U.S. to lease more wind sites in New England
The lease sales notice announced Friday kicks off a comment period that ends Feb. 1 and sets the stage for auctions sometime thereafter, according to the Department of Interior's Bureau of Ocean Energy Management.
The auctions will occur within 30 days of the publication of a final lease notice following the end of the comment period, said Maureen Bornholdt, renewable energy program manager for the bureau.
Although the exact date for the auctions is undetermined, they will occur in 2013, Bornholdt said.
The leasing area covers 164,750 acres and is split into northern and southern zones.
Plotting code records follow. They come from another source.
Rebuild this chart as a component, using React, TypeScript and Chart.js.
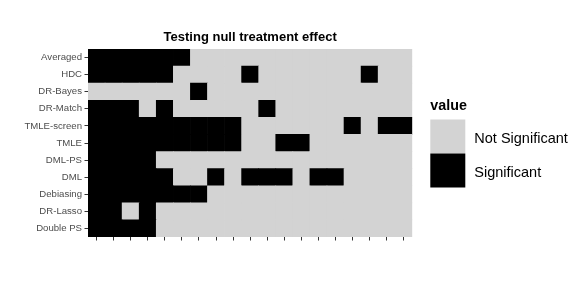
import React, { useEffect, useRef } from "react";
import { Chart, registerables } from "chart.js";

Chart.register(...registerables);

const FONT = "'Liberation Sans', Arial, Helvetica, sans-serif";

// Columns (replicates) — no labels shown on the axis
const columns = ["1", "2", "3", "4", "5", "6", "7", "8", "9", "10", "11", "12", "13", "14", "15", "16", "17", "18", "19"];

// Rows from top to bottom
const methods = ["Averaged", "HDC", "DR-Bayes", "DR-Match", "TMLE-screen", "TMLE", "DML-PS", "DML", "Debiasing", "DR-Lasso", "Double PS"];

// 1 = Significant, 0 = Not Significant
const averaged = [1, 1, 1, 1, 1, 1, 0, 0, 0, 0, 0, 0, 0, 0, 0, 0, 0, 0, 0];
const hdc = [1, 1, 1, 1, 1, 0, 0, 0, 0, 1, 0, 0, 0, 0, 0, 0, 1, 0, 0];
const drBayes = [0, 0, 0, 0, 0, 0, 1, 0, 0, 0, 0, 0, 0, 0, 0, 0, 0, 0, 0];
const drMatch = [1, 1, 1, 0, 1, 0, 0, 0, 0, 0, 1, 0, 0, 0, 0, 0, 0, 0, 0];
const tmleScreen = [1, 1, 1, 1, 1, 1, 1, 1, 1, 0, 0, 0, 0, 0, 0, 1, 0, 1, 1];
const tmle = [1, 1, 1, 1, 1, 1, 1, 1, 1, 0, 0, 1, 1, 0, 0, 0, 0, 0, 0];
const dmlPs = [1, 1, 1, 1, 0, 0, 0, 0, 0, 0, 0, 0, 0, 0, 0, 0, 0, 0, 0];
const dml = [1, 1, 1, 1, 1, 0, 0, 1, 0, 1, 1, 1, 0, 1, 1, 0, 0, 0, 0];
const debiasing = [1, 1, 1, 1, 1, 1, 1, 0, 0, 0, 0, 0, 0, 0, 0, 0, 0, 0, 0];
const drLasso = [1, 1, 0, 1, 0, 0, 0, 0, 0, 0, 0, 0, 0, 0, 0, 0, 0, 0, 0];
const doublePs = [1, 1, 1, 1, 0, 0, 0, 0, 0, 0, 0, 0, 0, 0, 0, 0, 0, 0, 0];

const rowValues = [averaged, hdc, drBayes, drMatch, tmleScreen, tmle, dmlPs, dml, debiasing, drLasso, doublePs];

const legendTitle = "value";
const legendLabels = ["Not Significant", "Significant"];
const legendColors = ["#d3d3d3", "#000000"];
const chartTitle = "Testing null treatment effect";

const legendPlugin = {
  id: "ggLegend",
  afterDraw(chart: any) {
    const ctx = chart.ctx;
    ctx.save();
    const x0 = chart.chartArea.right + 18;
    ctx.fillStyle = "#000";
    ctx.textAlign = "left";
    ctx.textBaseline = "alphabetic";
    ctx.font = `bold 14.3px ${FONT}`;
    ctx.fillText(legendTitle, x0, 110);
    const boxTop = 119.5;
    const boxSize = 34;
    legendLabels.forEach((lab, i) => {
      const y = boxTop + i * boxSize;
      ctx.fillStyle = legendColors[i];
      ctx.fillRect(x0, y, 35, boxSize);
      ctx.fillStyle = "#000";
      ctx.font = `14.5px ${FONT}`;
      ctx.fillText(lab, x0 + 44, y + boxSize / 2 + 6.5);
    });
    ctx.restore();
  },
};

export default function App() {
  const ref = useRef<HTMLCanvasElement | null>(null);
  useEffect(() => {
    if (!ref.current) return;
    const n = methods.length;
    // datasets stacked from the bottom row upward
    const datasets = methods
      .map((m, i) => ({
        label: m,
        data: columns.map(() => 1),
        backgroundColor: rowValues[i].map((v) => (v ? "#000000" : "#d3d3d3")),
        borderWidth: 0,
        barPercentage: 1,
        categoryPercentage: 1,
      }))
      .reverse();
    const bottomUp = [...methods].reverse();
    const chart = new Chart(ref.current, {
      type: "bar",
      data: { labels: columns, datasets },
      plugins: [legendPlugin],
      options: {
        animation: false,
        responsive: false,
        layout: { padding: { top: 0, right: 168.7, bottom: 0, left: 0 } },
        plugins: {
          legend: { display: false },
          tooltip: { enabled: false },
          title: {
            display: true,
            text: chartTitle,
            fullSize: false,
            color: "#000",
            font: { family: FONT, size: 13, weight: "bold", lineHeight: 1.2 },
            padding: { top: 29.2, bottom: 4.2 },
          },
        },
        scales: {
          x: {
            stacked: true,
            grid: { display: true, offset: false, drawOnChartArea: false, drawTicks: true, tickLength: 3.5, color: "#333333", lineWidth: 1 },
            border: { display: false },
            ticks: { display: true, callback: () => "", padding: 0 },
            afterFit: (s: any) => {
              s.height = 54;
            },
          },
          y: {
            stacked: true,
            min: 0,
            max: n,
            grid: { display: true, drawOnChartArea: false, drawTicks: true, tickLength: 3.5, color: "#333333", lineWidth: 1 },
            border: { display: false },
            afterBuildTicks: (s: any) => {
              s.ticks = bottomUp.map((_, i) => ({ value: i + 0.5 }));
            },
            ticks: {
              color: "#4d4d4d",
              font: { family: FONT, size: 9.6 },
              padding: 2.5,
              autoSkip: false,
              callback: (_v: any, i: number) => bottomUp[i],
            },
            afterFit: (s: any) => {
              s.width = 88;
            },
          },
        },
      },
    });
    return () => chart.destroy();
  }, []);
  return (
    <div style={{ position: "absolute", left: 0, top: 0, width: 581, height: 291, background: "#fff" }}>
      <canvas ref={ref} width={581} height={291} style={{ display: "block" }} />
    </div>
  );
}
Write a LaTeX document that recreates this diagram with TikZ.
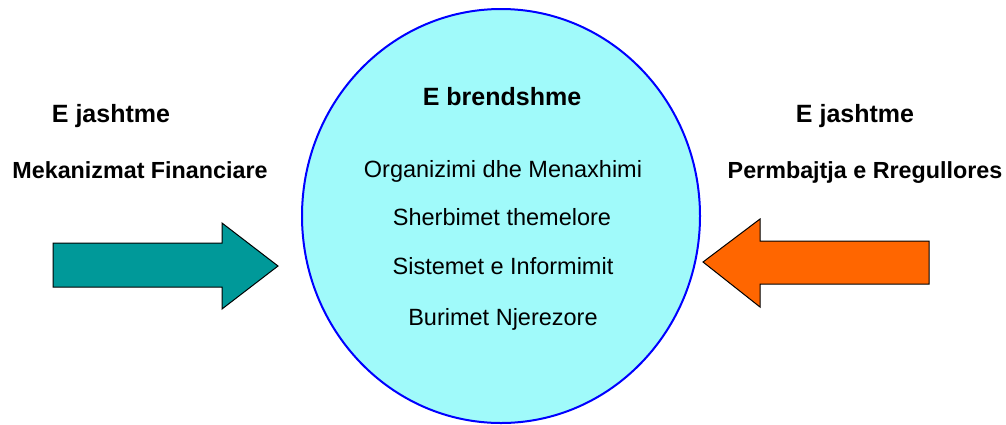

It is capable of supporting projects that could generate between 1,350 and 2,000 megawatts of energy or enough electricity for up to 700,000 homes, according to federal officials.
The area originally included about 256,000 acres, or 400 square miles, when it was opened up in 2011 to gauge interest from offshore wind energy developers.
An east-to-west slice of leasing blocks was later eliminated because of concerns for critical habitats and key fisheries, Bornholdt said.
Developers will pay $3 per acre annually prior to commencing operations, or up to $494,250 a year if the entire area is leased.
Once a developer begins generating electricity, a lease fee based on several factors, including the capacity of the wind energy projects, will be collected, Bornholdt said.
Seven developers have qualified financially and technically to bid in the auctions, she said.
A similar list of offshore wind energy developers interested in leasing blocks being opened south of Martha's Vineyard included a dozen prospective companies or organizations, including Energy Management Inc., the parent company of Cape Wind Associates LLC, which has the first signed commercial lease for an offshore wind farm in Nantucket Sound.
The area south of the Vineyard covers nearly 743,000 acres, or 877 square nautical miles, and could be opened for leasing by the end of 2013, according to federal officials.
The Wampanoag Tribe of Gay Head (Aquinnah) still is concerned about the effects on archeological sites, whales and other marine life from offshore wind energy projects in federal waters around the Vineyard, tribal preservation officer Bettina Washington said.
The tribe would have preferred that the projects all be located 21 miles or more out to sea to avoid affecting the tribe's ancestral viewshed, she said.
Despite these concerns, the area southwest of the Vineyard is preferred for wind turbine siting in Nantucket Sound, she said.
"Hopefully through the past, some lessons have been learned (about) how we can better work through some of these issues," she said.